Fed details plan to keep rates low

Key rate to stay near zero until joblessness hits 6.5 percent

Martin Crutsinger Associated Press

WASHINGTON – The Federal Reserve sent its clearest signal to date Wednesday that it will keep interest rates super-low to support the U.S. economy even after the job market has improved significantly.

The Fed said it plans to keep its key short-term rate near zero until the unemployment rate reaches 6.5 percent or less – as long as expected inflation remains tame. Unemployment is now 7.7 percent.

That plan adds detail to what the Fed had said before: that it expects to keep the rate low until at least mid-2015. For the first time, the Fed is making clear to investors and consumers that it will link its actions to specific economic markers.

“This approach is superior” to setting a timetable for a possible rate increase, Chairman Ben Bernanke said at a news conference. “It is more transparent and will allow the markets to respond quickly and promptly to changes” in the Fed’s economic outlook.

Bernanke made clear that even after unemployment falls below 6.5 percent, the Fed might decide that it needs to keep stimulating the economy. Other economic factors will also shape its policy decisions, he said.
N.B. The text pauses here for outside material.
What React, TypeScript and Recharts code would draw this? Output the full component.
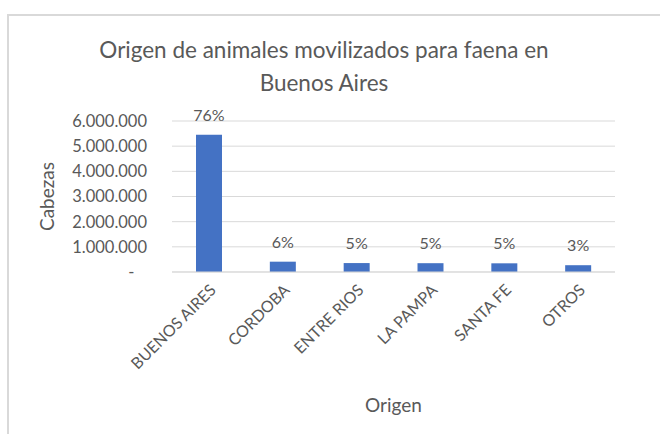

“The Fed has become more explicit and more transparent,” said Steven Wood, chief economist at Insight Economics. “This should provide the markets with much more clarity around monetary policy action in the upcoming year.”
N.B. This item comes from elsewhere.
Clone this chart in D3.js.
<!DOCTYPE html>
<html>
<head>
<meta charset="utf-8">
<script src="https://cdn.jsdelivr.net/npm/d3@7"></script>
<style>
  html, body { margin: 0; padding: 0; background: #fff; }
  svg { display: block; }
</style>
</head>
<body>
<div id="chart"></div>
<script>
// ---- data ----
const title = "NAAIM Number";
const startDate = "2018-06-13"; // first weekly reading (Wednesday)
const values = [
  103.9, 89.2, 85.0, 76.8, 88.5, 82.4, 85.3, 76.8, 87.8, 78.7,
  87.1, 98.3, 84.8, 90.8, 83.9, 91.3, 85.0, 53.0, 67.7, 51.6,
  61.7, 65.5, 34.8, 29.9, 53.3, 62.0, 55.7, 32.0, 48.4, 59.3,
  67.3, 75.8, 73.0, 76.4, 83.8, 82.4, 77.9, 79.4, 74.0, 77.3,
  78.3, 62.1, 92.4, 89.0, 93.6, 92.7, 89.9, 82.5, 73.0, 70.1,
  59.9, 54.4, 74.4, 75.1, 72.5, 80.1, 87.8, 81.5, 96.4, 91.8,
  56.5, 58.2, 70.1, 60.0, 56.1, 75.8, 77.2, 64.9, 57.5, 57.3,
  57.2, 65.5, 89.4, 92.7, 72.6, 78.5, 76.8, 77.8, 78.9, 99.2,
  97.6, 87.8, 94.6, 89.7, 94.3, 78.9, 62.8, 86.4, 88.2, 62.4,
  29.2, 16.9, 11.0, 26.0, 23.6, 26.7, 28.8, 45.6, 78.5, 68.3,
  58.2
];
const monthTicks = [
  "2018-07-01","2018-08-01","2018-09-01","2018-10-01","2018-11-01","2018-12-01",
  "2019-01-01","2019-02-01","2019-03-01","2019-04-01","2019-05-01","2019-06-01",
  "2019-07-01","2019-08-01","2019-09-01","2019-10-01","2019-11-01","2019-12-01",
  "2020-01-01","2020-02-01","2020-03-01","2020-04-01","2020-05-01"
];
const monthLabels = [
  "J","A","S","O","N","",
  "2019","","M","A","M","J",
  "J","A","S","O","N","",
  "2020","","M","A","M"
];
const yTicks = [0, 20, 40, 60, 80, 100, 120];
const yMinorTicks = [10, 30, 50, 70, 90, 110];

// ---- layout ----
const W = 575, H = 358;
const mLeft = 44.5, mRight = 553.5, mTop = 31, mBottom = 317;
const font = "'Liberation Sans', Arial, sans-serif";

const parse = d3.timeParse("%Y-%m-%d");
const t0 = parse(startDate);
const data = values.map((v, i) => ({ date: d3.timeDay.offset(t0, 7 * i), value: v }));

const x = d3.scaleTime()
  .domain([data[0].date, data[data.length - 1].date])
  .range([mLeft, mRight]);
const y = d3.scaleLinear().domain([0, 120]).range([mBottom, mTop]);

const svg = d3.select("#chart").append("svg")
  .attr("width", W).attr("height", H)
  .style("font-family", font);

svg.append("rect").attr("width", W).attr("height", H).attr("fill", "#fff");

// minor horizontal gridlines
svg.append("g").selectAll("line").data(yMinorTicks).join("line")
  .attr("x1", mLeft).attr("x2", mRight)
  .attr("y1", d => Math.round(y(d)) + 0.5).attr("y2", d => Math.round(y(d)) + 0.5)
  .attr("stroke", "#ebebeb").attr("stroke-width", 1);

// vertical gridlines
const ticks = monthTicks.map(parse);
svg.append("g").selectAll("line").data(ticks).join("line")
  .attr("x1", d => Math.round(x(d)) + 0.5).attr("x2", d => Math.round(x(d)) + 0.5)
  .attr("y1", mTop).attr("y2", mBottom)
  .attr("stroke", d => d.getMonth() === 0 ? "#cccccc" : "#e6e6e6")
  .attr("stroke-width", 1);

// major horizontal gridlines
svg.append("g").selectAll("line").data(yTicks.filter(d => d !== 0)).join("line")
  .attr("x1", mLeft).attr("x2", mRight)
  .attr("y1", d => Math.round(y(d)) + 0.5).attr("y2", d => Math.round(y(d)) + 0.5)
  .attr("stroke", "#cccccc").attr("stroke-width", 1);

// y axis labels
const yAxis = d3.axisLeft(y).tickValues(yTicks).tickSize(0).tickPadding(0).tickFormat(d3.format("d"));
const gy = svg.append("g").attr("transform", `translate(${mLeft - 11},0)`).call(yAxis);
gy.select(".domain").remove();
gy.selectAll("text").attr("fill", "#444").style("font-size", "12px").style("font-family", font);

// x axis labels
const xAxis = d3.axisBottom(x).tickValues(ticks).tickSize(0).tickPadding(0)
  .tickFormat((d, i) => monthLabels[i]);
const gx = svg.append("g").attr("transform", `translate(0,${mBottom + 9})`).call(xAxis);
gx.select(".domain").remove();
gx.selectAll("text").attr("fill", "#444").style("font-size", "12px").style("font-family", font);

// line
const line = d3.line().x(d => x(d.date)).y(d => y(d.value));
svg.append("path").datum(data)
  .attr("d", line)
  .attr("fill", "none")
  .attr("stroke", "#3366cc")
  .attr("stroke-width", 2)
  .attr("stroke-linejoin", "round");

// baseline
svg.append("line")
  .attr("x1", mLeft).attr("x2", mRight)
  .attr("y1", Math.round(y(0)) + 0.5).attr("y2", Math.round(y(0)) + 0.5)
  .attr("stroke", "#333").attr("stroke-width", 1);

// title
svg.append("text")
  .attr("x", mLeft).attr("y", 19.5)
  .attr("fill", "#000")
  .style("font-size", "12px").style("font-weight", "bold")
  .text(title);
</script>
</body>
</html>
In a statement after its final policy meeting of the year, the Fed said it will also keep spending $85 billion a month on bond purchases to drive down long-term borrowing costs and stimulate economic growth.

The Fed will spend $45 billion a month on long-term Treasury purchases to replace a previous bond-purchase program of an equal size. And it will keep buying $40 billion a month in mortgage bonds.

Those purchases, and the Fed’s commitment to low rates, are intended to spur borrowing and spending in an economy still growing only modestly 3 1/2 years after the recession ended.

Still, Bernanke warned that none of the Fed’s actions could outweigh the economic pain that would be caused by sharp tax increases and government spending cuts that are set to kick in next month. The standoff between President Barack Obama and Republican lawmakers over how to resolve the “fiscal cliff” is already hurting the economy and threatens to push it into a recession next year, he said.

Fed policymakers are hopeful that the crisis can be resolved without significant long-term economic damage, Bernanke said. They foresee slightly faster growth next year and a gradual decline in unemployment.

Bernanke’s comments about the impact of the fiscal cliff seemed to raise some concern among investors. Stocks had risen after the Fed’s statement was released. But by the end of Bernanke’s news conference, market averages were mixed. The Dow Jones industrial average closed down about 3 points. The Standard & Poor’s 500 index rose fractionally.

With its new purchases of long-term Treasurys, the Fed’s investment portfolio, which is nearly $3 trillion, will swell to nearly $4 trillion by the end of 2013 if its bond purchase programs remain fully in place.

The Fed’s plan to keep stimulating the economy at least until unemployment has reached 6.5 percent is intended to reassure consumers, companies and investors about the health of the economy, said Joseph Gagnon, a former Fed official who is a senior fellow at the Peterson Institute for International Economics.

Having only a target date of mid-2015 for any increase in interest rates “sounded gloomy,” as if the economy would remain weak until then, Gagnon said. Specifying an unemployment rate – one close to a normal rate of 6 percent or less – makes clear that the Fed will keep supporting the economy even after the job market has strengthened significantly.

“This is trying to get away from that sense of ‘Oh, my God, this is all about gloom and doom,’ ” Gagnon said.